PROVIDED MATERIAL →
================

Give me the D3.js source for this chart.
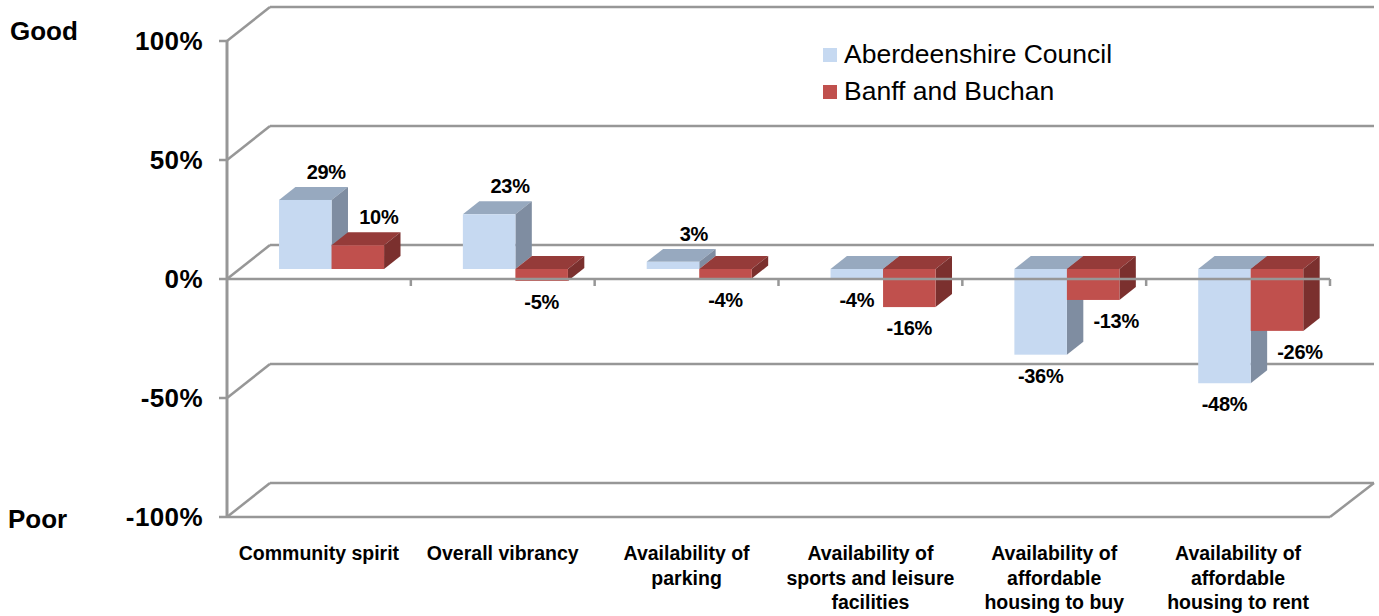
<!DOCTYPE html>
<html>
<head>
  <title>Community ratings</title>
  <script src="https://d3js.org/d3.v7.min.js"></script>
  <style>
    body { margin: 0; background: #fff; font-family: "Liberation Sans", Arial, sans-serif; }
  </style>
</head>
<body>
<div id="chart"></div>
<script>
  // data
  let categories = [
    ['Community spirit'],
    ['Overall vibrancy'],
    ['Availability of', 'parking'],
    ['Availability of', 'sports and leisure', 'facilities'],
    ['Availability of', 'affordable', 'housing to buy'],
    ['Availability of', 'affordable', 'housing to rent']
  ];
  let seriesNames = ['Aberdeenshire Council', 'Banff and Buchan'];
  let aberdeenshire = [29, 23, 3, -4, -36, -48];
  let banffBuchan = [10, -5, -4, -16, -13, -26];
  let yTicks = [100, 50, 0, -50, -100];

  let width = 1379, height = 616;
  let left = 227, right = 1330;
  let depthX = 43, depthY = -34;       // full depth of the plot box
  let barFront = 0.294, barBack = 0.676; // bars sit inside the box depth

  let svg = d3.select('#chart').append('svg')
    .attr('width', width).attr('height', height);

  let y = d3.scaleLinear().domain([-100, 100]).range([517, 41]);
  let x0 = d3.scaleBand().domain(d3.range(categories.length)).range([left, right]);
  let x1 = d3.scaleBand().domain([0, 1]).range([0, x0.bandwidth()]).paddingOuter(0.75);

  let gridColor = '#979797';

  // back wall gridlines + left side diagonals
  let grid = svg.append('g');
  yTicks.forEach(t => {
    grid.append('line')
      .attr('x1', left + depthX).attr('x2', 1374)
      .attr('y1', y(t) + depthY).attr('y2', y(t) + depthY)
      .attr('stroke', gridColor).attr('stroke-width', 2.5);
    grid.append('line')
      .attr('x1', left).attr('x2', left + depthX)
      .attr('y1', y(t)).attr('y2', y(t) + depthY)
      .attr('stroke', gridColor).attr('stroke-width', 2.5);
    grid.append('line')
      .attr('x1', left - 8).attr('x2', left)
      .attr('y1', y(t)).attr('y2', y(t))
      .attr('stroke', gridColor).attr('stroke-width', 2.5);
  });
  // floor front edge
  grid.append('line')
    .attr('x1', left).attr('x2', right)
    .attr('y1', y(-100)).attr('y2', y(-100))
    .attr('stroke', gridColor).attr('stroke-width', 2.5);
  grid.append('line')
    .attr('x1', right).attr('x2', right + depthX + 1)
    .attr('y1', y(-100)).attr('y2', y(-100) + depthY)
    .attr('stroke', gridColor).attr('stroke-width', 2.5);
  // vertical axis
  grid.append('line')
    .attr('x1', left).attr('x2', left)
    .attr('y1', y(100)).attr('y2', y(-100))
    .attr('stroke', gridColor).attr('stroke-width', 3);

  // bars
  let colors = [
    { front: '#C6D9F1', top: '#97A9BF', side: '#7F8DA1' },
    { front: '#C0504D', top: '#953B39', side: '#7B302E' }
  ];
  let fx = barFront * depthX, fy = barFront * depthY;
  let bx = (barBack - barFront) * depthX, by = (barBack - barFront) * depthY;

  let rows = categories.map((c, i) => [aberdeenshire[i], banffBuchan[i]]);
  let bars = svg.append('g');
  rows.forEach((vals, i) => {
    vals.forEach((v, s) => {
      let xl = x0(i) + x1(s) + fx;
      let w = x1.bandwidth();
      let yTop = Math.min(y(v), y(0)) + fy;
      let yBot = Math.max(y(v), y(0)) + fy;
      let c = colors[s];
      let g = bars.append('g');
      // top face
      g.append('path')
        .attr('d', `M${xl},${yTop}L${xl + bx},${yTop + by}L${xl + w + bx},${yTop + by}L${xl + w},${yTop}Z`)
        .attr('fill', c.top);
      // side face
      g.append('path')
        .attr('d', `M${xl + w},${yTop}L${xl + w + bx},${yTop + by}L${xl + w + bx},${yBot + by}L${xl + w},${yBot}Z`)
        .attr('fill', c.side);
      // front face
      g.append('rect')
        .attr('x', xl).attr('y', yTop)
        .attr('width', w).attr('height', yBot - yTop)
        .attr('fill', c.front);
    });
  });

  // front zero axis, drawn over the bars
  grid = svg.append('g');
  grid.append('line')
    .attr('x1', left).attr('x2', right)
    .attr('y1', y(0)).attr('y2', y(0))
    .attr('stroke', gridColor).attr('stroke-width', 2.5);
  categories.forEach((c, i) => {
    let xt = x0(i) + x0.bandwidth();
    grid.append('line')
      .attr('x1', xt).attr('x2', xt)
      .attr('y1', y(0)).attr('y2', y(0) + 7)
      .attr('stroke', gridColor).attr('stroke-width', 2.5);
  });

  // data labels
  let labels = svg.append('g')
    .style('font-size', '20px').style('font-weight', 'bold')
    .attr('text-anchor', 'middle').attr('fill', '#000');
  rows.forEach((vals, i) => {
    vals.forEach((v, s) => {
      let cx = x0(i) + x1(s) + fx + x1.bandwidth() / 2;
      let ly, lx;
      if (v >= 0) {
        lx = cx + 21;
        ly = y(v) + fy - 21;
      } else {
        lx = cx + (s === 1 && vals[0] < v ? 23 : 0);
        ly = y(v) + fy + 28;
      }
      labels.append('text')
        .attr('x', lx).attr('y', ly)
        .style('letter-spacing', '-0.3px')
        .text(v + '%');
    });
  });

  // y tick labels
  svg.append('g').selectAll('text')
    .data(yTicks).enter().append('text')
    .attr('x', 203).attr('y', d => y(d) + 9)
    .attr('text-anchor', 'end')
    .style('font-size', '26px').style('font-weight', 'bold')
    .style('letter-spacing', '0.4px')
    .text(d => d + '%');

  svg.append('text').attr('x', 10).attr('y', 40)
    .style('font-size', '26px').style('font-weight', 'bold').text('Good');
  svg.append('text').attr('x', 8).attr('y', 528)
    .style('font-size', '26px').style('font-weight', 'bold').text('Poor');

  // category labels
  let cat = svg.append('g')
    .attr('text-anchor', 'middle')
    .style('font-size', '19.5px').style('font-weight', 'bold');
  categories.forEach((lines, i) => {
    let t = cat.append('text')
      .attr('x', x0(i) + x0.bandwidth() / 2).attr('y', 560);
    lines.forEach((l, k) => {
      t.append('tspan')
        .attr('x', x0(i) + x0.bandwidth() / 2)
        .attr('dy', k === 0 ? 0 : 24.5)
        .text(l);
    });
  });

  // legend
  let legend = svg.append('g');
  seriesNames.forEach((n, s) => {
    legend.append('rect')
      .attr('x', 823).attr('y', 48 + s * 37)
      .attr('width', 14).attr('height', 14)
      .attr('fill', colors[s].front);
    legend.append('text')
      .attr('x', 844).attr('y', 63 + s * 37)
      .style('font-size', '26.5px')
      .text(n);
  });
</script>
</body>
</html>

================

WHAT IS ASKED → Find all the lines containing "chart" in the material, then copy them.

THE RESPONSE →
Give me the D3.js source for this chart.
<div id="chart"></div>
  let svg = d3.select('#chart').append('svg')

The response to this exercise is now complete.